Еще одна проблема в том, что у нас люди любят тебя приштамповывать. Если ты не с правыми, то ты с левыми. Нет, просто ты художник, ты имеешь право сейчас сказать, а завтра отказаться от всего, что ты сказал, если это не претит твоему внутреннему чувству. Внутренняя мера – это очень важно. Говоря о поэзии, мы в первую очередь имеем дело с человеком изнутри, а потом уже все остальное.
— Проза тебя интересует?
— Да, я прозу очень люблю.
— Но все же ты поэт.
— Стараюсь им быть, с прозой какие-то отрывки получаются. Есть понятие короткого дыхания, когда ты долго-долго варишь в голове, потом выдаешь это в 12 строках. А есть понятие длинного дыхания, когда ты долго-долго варишь и начинаешь выдавать, и эта варка только начинает бурлить. Вот долгого дыхания у меня нет. Те прозаики, которые у нас известны, не буду называть их имена, а то пообижаются, вы тоже там, кстати, (речь о книге «Excuse me, фак off» Мадины Искаковой, Мади Мамбетова и Светланы Ромашкиной – прим. V) вообще не врубаются в то, что такое проза. Потому что у человека чувствуется по тексту, что у него короткое дыхание, что ему нужно писать пьесы, как вам, например.
— Да, мы бегаем на короткие дистанции. Давай вернемся к мастерской. Ты откроешь свою фабрику?
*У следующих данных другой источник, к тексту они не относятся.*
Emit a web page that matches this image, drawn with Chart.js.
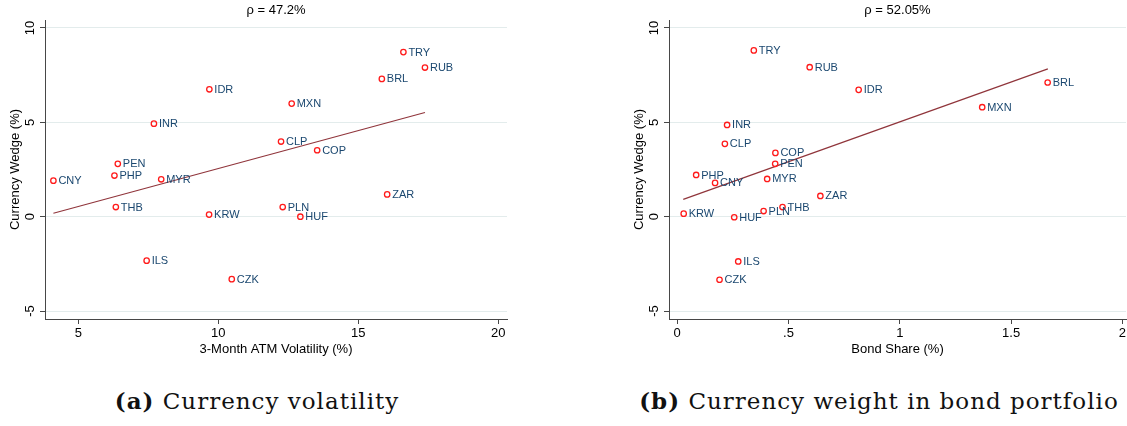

— Никогда в жизни. Я не возьму рабочих. Я брал пару раз, пытался шлифовать, но не могу смотреть на то, как человек может все испортить. У меня маленькая мастерская на одного человека, в основном я все делаю сам. Если крупные штуки, то брат помогает. Дерево беру в Бурундае. С деревом у нас тоже беда, дерева у нас нет, приходится его ловить в прямом смысле. Дерево всегда связано с морским портом, а мы очень далеко от большой воды, мы в попе мира находимся в этом отношении. Это и хорошо, и плохо. Хорошо, что нет засилья никакого, я могу спокойно делать все что угодно и это продается, а с другой стороны, когда срочно нужен материал и инструменты – ну нету.
— Ты счастлив сейчас?
— Я в принципе пессимист. Просто у меня утопические взгляды на все. Я на вас смотрю – и мне вас жалко. Потому что быть журналистом в Казахстане — это полный пи..дец. Вы пытаетесь описать технологическую катастрофу, которую мы наблюдаем, а в это время вокруг нас происходит антропологическая.